Submission. or, the s-word as some Christian women call it- can raise feelings of anger, injustice, pain and resentment. For me, submission recently brought the word ‘gratitude’ to mind. As some of you may have seen from the picture I posted on Facebook, I inadvertently dyed my hair royal blue five days before Christmas.
As I was watching blue foam drip off of my head as I shampooed out what I thought was toner that would give me a more platinum blonde do’, I peeked out from behind the shower curtain to look in the mirror and saw myself in unexpected smurfette glory. I posted the picture online for my friends to laugh at because as I said then “better to laugh than cry, and even better to make your friends laugh than wallow in shame.”
I quickly called my salon, Crazy Mullets to see if my stylist could rectify my hair so I wouldn’t have a blue Christmas. My stylist being on vacation & unavailable that week I booked an appointment with another stylist. In the back of my mind I was thinking- “this is going to cost $80-$100. We really don’t have extra money this month because of Christmas. Oh well, having cute hair is worth it.” I explained the situation to Dave when he got home amidst Reuben’s exclamations of “your hair looks so pretty mommy!” and that I had an appointment at the salon that afternoon.
You know those scenes in action movies where two characters who are about to fight just stare at each other while dramatic music plays in the background? It was a little like that as Dave and I faced off in the battle of “back to blonde.”
Dave presented two problems with my proposed scenario. 1. He had a lot of work to do that afternoon and didn’t have time for me to spend hours at the salon rectifying my beauty blunders. 2. Fixing my self-inflicted problem would cost $80-$100 we hadn’t budgeted for the month. “Where do you plan to have this money come from?” Dave calmly asked as I told him I was unwilling to cancel my appointment, had no idea how to dye my hair back, and that a professional should really be the one to fix my mistake. Before you judge me for what I said to him, take a quick look back at my blue hair. I had BLUE hair! There was no way I was going to have family Christmas pictures with BLUE hair.

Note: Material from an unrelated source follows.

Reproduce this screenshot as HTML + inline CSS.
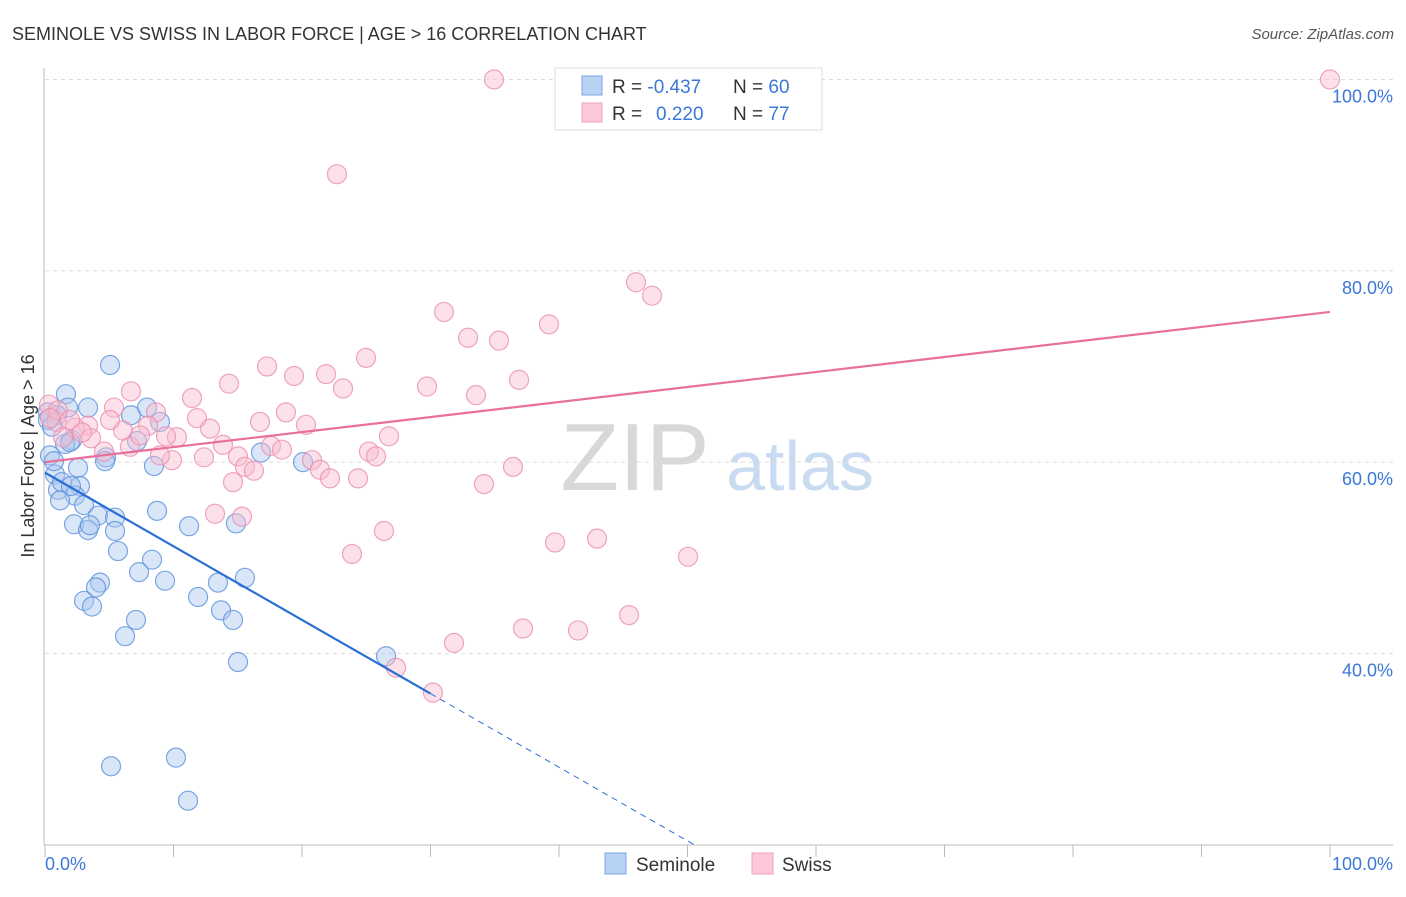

“I thought we could use some of the money that we’ve saved for our 10-year anniversary trip.” I replied (not even a bit sheepishly- oh! what a jerk I can be). Dave looked at me, shook his head and sadly sighed- “now that’s just cold.” He had to ask me three times to cancel my appointment, to look up hair-dying accident remedies online, and to take responsibility for fixing my own hair. “you made one mistake today dying your hair blue, you can make a choice not to make a second mistake by being committed to our financial goals and not using money we don’t have.”
In the end I submitted to his wishes. I looked up home remedies for removing hair color and proceeded to wash my hair seven times with laundry detergent. I Mixed baking soda with dandruff shampoo and washed it another 5 times and still I had blue hair. After my numerous unsuccessful attempts to remove the color, we decided that I should check Sally Beauty supply for a more potent color remover. I ended up spending $20 instead of $100 and didn’t piss off my husband (for too long) in the process. And my hair is back to blond.
One of the most difficult scripture passages women and men have grappled with is Ephesians 5:22-33 where it talks about wives submitting to husbands and husbands loving wives. As I thought about what this scripture meant in this particular context it seemed especially funny that Paul, the author of Ephesians wrote about a husband being the head of the wife, and a husband loving his wife as his own body. I’m sure he didn’t picture both spouses having blue hair. I chose to submit to Dave’s request that day because I love him. More importantly, I love Jesus and know he wants and has the best for me as I submit to him. In Paul’s instructions to spouses, I know I can trust Dave to love me sacrificially because Jesus leads his life. Dave was loving me through remaining me of the financial goals we had made together to benefit our family. He was loving me by asking me to take responsibility for my mistakes and not doing something stupid because I’m ridiculously vain (my words, not his) and didn’t want to have to explain my blue hair to people. I chose to submit because I know my husband wants the best for me, and I want him to know I listen to him and respect him.
I know I’ve been writing recently about marriage & relationships but as the subtitle of my blog says- it’s ordinary interactions like this that reveal what it means to follow Jesus, to submit to your husband and be loved as a wife. It’s times like this where our the feet of our theology hit the cold hard cement on the sidewalks of life. And it’s the ordinary interactions like this that reveal Jesus in extraordinary ways.